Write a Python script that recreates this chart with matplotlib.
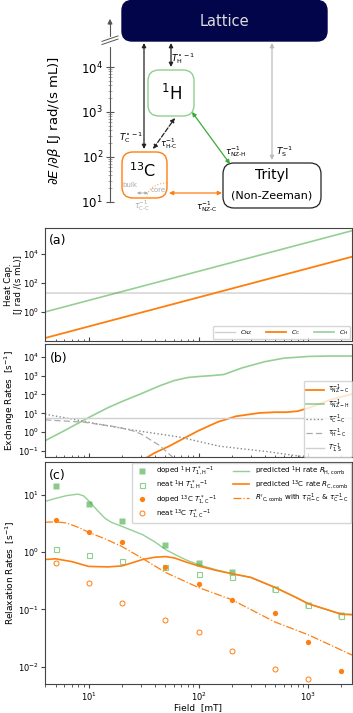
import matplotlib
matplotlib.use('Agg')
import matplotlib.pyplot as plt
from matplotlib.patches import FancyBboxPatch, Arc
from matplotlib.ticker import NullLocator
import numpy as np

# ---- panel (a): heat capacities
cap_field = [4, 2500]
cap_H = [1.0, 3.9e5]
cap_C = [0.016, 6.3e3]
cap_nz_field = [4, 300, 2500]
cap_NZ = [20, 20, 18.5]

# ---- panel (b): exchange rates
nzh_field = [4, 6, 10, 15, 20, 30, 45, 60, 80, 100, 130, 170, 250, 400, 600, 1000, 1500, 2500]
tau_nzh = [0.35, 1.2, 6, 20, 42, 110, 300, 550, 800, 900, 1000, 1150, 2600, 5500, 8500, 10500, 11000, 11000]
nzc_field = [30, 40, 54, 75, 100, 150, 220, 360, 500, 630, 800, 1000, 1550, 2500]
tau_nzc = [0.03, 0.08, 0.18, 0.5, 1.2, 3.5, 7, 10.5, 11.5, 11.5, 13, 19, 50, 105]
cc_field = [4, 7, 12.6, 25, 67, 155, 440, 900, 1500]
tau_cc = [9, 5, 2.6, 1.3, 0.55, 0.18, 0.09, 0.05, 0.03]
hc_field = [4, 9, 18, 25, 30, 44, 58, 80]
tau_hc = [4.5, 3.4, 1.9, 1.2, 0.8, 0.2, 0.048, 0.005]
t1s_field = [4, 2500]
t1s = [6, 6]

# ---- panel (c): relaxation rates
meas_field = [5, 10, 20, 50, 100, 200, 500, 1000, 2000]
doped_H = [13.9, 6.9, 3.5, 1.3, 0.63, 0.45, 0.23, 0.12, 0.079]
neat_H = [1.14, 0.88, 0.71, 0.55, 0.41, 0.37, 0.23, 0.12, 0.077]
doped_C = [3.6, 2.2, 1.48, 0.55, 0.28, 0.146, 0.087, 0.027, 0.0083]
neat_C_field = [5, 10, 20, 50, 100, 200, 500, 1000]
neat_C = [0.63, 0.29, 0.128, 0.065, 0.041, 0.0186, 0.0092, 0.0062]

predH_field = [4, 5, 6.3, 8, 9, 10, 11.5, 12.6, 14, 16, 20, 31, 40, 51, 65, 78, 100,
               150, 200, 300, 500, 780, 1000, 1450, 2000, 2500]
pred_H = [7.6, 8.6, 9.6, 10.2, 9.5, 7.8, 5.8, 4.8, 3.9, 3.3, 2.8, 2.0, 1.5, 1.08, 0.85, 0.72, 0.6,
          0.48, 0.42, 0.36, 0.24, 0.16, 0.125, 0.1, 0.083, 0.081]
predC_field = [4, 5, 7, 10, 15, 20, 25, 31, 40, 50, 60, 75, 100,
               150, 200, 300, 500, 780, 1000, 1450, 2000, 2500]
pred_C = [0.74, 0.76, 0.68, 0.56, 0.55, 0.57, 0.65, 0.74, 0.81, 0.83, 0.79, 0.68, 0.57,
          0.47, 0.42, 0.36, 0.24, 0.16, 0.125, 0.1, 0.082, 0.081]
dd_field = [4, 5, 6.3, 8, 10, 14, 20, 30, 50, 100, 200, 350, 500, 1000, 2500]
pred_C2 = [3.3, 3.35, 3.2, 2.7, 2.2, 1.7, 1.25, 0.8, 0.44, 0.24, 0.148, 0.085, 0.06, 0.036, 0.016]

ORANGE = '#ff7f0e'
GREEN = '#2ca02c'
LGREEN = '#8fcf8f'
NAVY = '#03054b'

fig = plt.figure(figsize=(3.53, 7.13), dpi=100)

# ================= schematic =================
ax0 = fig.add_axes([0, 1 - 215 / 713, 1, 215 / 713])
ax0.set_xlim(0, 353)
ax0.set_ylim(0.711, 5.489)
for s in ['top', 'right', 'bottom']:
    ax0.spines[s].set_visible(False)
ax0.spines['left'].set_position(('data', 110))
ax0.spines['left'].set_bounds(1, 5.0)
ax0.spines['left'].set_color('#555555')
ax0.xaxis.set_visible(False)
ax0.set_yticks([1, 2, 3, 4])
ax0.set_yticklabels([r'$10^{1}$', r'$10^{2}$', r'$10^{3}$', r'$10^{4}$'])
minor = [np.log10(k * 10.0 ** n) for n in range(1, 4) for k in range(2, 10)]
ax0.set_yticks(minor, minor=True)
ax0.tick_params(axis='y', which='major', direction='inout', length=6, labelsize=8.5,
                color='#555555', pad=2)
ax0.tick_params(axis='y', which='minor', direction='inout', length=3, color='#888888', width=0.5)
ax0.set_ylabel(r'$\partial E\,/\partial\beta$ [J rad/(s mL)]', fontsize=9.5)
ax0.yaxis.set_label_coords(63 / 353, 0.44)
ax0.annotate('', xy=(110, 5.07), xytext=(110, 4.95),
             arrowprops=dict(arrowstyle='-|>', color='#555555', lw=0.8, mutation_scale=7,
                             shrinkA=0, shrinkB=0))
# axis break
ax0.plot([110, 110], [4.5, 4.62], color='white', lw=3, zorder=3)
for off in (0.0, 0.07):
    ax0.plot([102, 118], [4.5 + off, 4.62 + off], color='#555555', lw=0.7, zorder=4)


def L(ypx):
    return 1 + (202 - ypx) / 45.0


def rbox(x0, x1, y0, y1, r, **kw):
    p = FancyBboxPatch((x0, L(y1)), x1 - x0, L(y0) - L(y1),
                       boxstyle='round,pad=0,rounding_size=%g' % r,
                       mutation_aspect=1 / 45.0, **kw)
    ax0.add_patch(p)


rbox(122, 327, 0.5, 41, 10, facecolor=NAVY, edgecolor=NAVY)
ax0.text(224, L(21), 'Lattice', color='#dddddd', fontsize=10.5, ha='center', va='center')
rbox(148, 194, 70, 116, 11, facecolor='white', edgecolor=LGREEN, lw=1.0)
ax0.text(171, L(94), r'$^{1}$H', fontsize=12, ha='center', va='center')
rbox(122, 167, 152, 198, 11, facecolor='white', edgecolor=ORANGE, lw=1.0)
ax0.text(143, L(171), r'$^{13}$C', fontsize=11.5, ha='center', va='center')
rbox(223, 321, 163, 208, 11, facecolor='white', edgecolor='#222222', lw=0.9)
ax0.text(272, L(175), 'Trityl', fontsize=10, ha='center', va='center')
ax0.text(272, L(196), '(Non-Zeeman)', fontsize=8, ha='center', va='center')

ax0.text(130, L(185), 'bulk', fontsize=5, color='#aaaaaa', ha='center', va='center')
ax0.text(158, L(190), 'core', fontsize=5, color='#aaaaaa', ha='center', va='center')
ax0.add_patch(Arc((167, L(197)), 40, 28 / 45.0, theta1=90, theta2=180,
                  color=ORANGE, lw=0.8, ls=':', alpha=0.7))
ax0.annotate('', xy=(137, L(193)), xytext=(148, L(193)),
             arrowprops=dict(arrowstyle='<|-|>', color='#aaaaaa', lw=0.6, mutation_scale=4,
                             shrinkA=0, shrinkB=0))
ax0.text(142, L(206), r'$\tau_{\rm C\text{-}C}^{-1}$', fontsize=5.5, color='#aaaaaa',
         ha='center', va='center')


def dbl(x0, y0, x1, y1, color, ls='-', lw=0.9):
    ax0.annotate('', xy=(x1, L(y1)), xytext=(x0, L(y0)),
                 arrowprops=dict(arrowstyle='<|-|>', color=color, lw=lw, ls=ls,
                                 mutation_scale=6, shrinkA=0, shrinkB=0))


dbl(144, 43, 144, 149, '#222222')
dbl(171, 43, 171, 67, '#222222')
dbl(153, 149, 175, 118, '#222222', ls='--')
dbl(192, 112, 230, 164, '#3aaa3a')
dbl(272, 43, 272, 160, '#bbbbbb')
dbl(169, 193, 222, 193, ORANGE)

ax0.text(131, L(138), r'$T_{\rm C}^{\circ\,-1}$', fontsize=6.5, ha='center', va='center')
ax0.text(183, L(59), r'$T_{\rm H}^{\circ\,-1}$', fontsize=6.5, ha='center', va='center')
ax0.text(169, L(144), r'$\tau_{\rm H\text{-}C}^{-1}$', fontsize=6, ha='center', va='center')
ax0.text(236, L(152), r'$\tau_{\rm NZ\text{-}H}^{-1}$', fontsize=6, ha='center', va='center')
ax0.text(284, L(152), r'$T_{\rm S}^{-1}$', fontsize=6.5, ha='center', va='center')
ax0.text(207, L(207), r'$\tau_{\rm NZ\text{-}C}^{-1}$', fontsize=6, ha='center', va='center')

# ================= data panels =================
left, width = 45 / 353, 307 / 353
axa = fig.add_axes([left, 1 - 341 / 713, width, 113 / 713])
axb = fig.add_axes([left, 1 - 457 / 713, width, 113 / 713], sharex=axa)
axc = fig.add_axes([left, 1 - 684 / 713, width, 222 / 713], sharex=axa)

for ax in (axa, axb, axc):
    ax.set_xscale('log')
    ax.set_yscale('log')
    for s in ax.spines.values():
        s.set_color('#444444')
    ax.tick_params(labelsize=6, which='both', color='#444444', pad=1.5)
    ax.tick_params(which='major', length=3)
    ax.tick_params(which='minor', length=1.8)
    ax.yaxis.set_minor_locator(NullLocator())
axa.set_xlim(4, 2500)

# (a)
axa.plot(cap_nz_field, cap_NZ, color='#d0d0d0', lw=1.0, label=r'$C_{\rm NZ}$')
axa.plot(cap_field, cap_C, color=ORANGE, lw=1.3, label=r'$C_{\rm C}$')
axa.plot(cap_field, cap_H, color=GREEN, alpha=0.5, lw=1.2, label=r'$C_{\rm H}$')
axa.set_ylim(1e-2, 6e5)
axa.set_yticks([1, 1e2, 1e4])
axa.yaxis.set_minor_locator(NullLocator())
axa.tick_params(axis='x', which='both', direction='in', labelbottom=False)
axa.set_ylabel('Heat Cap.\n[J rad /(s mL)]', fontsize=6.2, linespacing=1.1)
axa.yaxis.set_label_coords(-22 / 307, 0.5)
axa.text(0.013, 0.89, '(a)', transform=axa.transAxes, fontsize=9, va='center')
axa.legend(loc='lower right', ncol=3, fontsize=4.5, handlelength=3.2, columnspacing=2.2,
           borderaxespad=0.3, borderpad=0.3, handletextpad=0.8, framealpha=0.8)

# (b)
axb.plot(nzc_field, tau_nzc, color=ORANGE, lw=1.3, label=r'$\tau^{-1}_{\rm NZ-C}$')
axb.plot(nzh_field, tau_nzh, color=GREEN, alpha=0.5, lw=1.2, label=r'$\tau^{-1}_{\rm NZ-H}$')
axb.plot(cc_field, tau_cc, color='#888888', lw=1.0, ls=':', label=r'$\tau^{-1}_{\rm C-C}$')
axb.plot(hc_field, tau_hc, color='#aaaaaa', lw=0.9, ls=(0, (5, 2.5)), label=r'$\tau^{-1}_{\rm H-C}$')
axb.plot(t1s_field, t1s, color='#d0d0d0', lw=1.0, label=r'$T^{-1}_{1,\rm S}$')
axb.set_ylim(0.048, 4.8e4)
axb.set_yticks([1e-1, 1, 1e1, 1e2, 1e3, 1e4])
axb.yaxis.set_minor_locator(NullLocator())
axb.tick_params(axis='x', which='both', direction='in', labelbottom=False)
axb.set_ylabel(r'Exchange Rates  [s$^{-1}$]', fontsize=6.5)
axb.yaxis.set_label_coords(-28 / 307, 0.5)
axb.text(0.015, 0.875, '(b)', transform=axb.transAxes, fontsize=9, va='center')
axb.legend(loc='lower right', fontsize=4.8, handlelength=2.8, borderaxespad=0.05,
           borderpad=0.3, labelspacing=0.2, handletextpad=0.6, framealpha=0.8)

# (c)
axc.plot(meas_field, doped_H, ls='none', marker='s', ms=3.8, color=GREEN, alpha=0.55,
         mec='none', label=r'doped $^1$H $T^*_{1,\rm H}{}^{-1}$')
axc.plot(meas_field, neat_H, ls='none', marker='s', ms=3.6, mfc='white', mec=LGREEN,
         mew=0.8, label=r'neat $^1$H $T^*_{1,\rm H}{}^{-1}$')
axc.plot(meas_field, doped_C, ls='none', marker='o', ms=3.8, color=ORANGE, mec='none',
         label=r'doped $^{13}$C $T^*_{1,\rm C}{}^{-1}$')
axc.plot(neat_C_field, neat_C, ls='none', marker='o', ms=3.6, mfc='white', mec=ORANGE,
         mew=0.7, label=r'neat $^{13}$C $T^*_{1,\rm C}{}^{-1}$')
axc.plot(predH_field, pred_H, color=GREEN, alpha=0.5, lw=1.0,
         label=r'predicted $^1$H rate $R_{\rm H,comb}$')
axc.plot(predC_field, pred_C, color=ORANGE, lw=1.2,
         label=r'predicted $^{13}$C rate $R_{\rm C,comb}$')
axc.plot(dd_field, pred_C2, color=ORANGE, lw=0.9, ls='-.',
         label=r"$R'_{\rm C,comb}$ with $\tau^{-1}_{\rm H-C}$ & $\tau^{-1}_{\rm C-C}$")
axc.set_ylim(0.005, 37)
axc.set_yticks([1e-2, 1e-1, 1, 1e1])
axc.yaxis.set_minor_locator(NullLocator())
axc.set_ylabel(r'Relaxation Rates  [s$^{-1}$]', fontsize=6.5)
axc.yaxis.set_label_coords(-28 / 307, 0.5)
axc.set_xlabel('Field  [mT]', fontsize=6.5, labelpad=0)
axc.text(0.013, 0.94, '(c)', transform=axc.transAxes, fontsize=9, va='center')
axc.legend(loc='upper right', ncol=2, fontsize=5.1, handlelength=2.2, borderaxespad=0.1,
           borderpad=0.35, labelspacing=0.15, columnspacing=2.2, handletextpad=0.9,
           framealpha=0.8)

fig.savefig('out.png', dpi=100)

====

* Work required *
Up to and including the line with "t1s = [6, 6]", copy the data above from its first line. Skip pictures.

* Right answer *
Write a Python script that recreates this chart with matplotlib.
import matplotlib
matplotlib.use('Agg')
import matplotlib.pyplot as plt
from matplotlib.patches import FancyBboxPatch, Arc
from matplotlib.ticker import NullLocator
import numpy as np

# ---- panel (a): heat capacities
cap_field = [4, 2500]
cap_H = [1.0, 3.9e5]
cap_C = [0.016, 6.3e3]
cap_nz_field = [4, 300, 2500]
cap_NZ = [20, 20, 18.5]

# ---- panel (b): exchange rates
nzh_field = [4, 6, 10, 15, 20, 30, 45, 60, 80, 100, 130, 170, 250, 400, 600, 1000, 1500, 2500]
tau_nzh = [0.35, 1.2, 6, 20, 42, 110, 300, 550, 800, 900, 1000, 1150, 2600, 5500, 8500, 10500, 11000, 11000]
nzc_field = [30, 40, 54, 75, 100, 150, 220, 360, 500, 630, 800, 1000, 1550, 2500]
tau_nzc = [0.03, 0.08, 0.18, 0.5, 1.2, 3.5, 7, 10.5, 11.5, 11.5, 13, 19, 50, 105]
cc_field = [4, 7, 12.6, 25, 67, 155, 440, 900, 1500]
tau_cc = [9, 5, 2.6, 1.3, 0.55, 0.18, 0.09, 0.05, 0.03]
hc_field = [4, 9, 18, 25, 30, 44, 58, 80]
tau_hc = [4.5, 3.4, 1.9, 1.2, 0.8, 0.2, 0.048, 0.005]
t1s_field = [4, 2500]
t1s = [6, 6]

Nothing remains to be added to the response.